YOUR OBJECTIVE: Every line below should be copied exactly; drop the pictures.
..........
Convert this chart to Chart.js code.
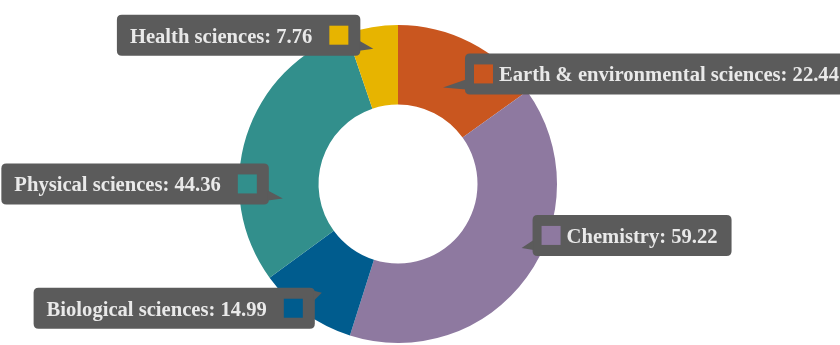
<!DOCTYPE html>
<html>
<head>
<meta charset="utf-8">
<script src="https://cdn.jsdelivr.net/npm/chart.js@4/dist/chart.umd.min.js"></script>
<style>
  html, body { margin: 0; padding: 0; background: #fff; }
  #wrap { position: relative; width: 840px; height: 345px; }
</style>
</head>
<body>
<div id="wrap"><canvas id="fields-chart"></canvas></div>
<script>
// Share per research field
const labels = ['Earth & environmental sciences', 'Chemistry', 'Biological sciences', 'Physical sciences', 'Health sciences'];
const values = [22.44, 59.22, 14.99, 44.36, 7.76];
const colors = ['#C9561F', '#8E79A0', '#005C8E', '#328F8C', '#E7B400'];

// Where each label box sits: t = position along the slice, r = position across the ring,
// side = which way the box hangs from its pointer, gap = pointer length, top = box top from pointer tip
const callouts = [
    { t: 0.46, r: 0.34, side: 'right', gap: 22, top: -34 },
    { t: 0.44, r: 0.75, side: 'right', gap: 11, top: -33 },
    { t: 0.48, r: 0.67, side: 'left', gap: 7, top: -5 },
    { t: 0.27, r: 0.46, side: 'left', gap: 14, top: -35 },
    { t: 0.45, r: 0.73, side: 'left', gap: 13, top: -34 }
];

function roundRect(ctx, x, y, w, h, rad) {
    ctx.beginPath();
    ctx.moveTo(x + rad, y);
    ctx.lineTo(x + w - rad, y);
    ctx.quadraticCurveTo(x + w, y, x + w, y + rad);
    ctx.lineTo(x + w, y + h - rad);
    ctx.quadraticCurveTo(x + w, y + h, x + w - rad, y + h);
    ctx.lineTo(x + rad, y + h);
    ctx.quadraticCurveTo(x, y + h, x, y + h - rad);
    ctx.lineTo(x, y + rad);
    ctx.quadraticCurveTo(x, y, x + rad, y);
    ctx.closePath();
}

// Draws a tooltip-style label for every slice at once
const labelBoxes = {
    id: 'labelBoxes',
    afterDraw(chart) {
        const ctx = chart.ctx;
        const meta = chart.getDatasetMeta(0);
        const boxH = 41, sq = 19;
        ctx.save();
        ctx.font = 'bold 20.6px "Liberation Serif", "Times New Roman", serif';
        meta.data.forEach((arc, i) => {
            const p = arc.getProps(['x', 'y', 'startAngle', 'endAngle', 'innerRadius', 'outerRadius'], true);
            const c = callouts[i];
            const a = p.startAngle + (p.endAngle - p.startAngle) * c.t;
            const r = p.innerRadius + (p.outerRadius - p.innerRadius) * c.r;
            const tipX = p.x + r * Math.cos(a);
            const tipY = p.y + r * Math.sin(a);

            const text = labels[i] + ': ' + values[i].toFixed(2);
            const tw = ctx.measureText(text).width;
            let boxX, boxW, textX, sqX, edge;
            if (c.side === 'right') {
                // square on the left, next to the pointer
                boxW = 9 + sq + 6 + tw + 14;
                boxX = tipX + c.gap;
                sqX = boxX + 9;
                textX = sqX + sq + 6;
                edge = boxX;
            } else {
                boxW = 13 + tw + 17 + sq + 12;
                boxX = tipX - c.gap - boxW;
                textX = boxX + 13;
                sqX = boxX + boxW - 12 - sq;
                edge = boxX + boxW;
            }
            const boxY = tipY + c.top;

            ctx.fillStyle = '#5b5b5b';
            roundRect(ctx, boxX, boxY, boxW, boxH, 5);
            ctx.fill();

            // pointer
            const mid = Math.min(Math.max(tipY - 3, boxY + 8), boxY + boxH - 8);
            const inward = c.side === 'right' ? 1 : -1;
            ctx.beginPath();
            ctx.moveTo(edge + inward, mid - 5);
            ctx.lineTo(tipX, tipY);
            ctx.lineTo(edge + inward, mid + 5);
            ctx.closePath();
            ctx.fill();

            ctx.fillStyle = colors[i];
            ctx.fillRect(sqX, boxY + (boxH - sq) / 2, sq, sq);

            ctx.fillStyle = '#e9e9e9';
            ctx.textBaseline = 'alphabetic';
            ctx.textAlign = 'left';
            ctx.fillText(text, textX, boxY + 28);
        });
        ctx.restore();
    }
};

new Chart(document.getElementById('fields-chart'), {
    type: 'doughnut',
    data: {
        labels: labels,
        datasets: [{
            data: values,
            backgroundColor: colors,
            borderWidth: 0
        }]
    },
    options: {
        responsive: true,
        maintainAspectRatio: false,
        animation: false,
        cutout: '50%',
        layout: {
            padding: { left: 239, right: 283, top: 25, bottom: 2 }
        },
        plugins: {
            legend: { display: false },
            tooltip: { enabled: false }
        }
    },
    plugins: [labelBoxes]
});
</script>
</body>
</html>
..........
ANSWER TO THIS PROBLEM:
Convert this chart to Chart.js code.
<!DOCTYPE html>
<html>
<head>
<meta charset="utf-8">
<script src="https://cdn.jsdelivr.net/npm/chart.js@4/dist/chart.umd.min.js"></script>
<style>
  html, body { margin: 0; padding: 0; background: #fff; }
  #wrap { position: relative; width: 840px; height: 345px; }
</style>
</head>
<body>
<div id="wrap"><canvas id="fields-chart"></canvas></div>
<script>
// Share per research field
const labels = ['Earth & environmental sciences', 'Chemistry', 'Biological sciences', 'Physical sciences', 'Health sciences'];
const values = [22.44, 59.22, 14.99, 44.36, 7.76];
const colors = ['#C9561F', '#8E79A0', '#005C8E', '#328F8C', '#E7B400'];

// Where each label box sits: t = position along the slice, r = position across the ring,
// side = which way the box hangs from its pointer, gap = pointer length, top = box top from pointer tip
const callouts = [
    { t: 0.46, r: 0.34, side: 'right', gap: 22, top: -34 },
    { t: 0.44, r: 0.75, side: 'right', gap: 11, top: -33 },
    { t: 0.48, r: 0.67, side: 'left', gap: 7, top: -5 },
    { t: 0.27, r: 0.46, side: 'left', gap: 14, top: -35 },
    { t: 0.45, r: 0.73, side: 'left', gap: 13, top: -34 }
];

function roundRect(ctx, x, y, w, h, rad) {
    ctx.beginPath();
    ctx.moveTo(x + rad, y);
    ctx.lineTo(x + w - rad, y);
    ctx.quadraticCurveTo(x + w, y, x + w, y + rad);
    ctx.lineTo(x + w, y + h - rad);
    ctx.quadraticCurveTo(x + w, y + h, x + w - rad, y + h);
    ctx.lineTo(x + rad, y + h);
    ctx.quadraticCurveTo(x, y + h, x, y + h - rad);
    ctx.lineTo(x, y + rad);
    ctx.quadraticCurveTo(x, y, x + rad, y);
    ctx.closePath();
}

// Draws a tooltip-style label for every slice at once
const labelBoxes = {
    id: 'labelBoxes',
    afterDraw(chart) {
        const ctx = chart.ctx;
        const meta = chart.getDatasetMeta(0);
        const boxH = 41, sq = 19;
        ctx.save();
        ctx.font = 'bold 20.6px "Liberation Serif", "Times New Roman", serif';
        meta.data.forEach((arc, i) => {
            const p = arc.getProps(['x', 'y', 'startAngle', 'endAngle', 'innerRadius', 'outerRadius'], true);
            const c = callouts[i];
            const a = p.startAngle + (p.endAngle - p.startAngle) * c.t;
            const r = p.innerRadius + (p.outerRadius - p.innerRadius) * c.r;
            const tipX = p.x + r * Math.cos(a);
            const tipY = p.y + r * Math.sin(a);

            const text = labels[i] + ': ' + values[i].toFixed(2);
            const tw = ctx.measureText(text).width;
            let boxX, boxW, textX, sqX, edge;
            if (c.side === 'right') {
                // square on the left, next to the pointer
                boxW = 9 + sq + 6 + tw + 14;
                boxX = tipX + c.gap;
                sqX = boxX + 9;
                textX = sqX + sq + 6;
                edge = boxX;
            } else {
                boxW = 13 + tw + 17 + sq + 12;
                boxX = tipX - c.gap - boxW;
                textX = boxX + 13;
                sqX = boxX + boxW - 12 - sq;
                edge = boxX + boxW;
            }
            const boxY = tipY + c.top;

            ctx.fillStyle = '#5b5b5b';
            roundRect(ctx, boxX, boxY, boxW, boxH, 5);
            ctx.fill();

            // pointer
            const mid = Math.min(Math.max(tipY - 3, boxY + 8), boxY + boxH - 8);
            const inward = c.side === 'right' ? 1 : -1;
            ctx.beginPath();
            ctx.moveTo(edge + inward, mid - 5);
            ctx.lineTo(tipX, tipY);
            ctx.lineTo(edge + inward, mid + 5);
            ctx.closePath();
            ctx.fill();

            ctx.fillStyle = colors[i];
            ctx.fillRect(sqX, boxY + (boxH - sq) / 2, sq, sq);

            ctx.fillStyle = '#e9e9e9';
            ctx.textBaseline = 'alphabetic';
            ctx.textAlign = 'left';
            ctx.fillText(text, textX, boxY + 28);
        });
        ctx.restore();
    }
};

new Chart(document.getElementById('fields-chart'), {
    type: 'doughnut',
    data: {
        labels: labels,
        datasets: [{
            data: values,
            backgroundColor: colors,
            borderWidth: 0
        }]
    },
    options: {
        responsive: true,
        maintainAspectRatio: false,
        animation: false,
        cutout: '50%',
        layout: {
            padding: { left: 239, right: 283, top: 25, bottom: 2 }
        },
        plugins: {
            legend: { display: false },
            tooltip: { enabled: false }
        }
    },
    plugins: [labelBoxes]
});
</script>
</body>
</html>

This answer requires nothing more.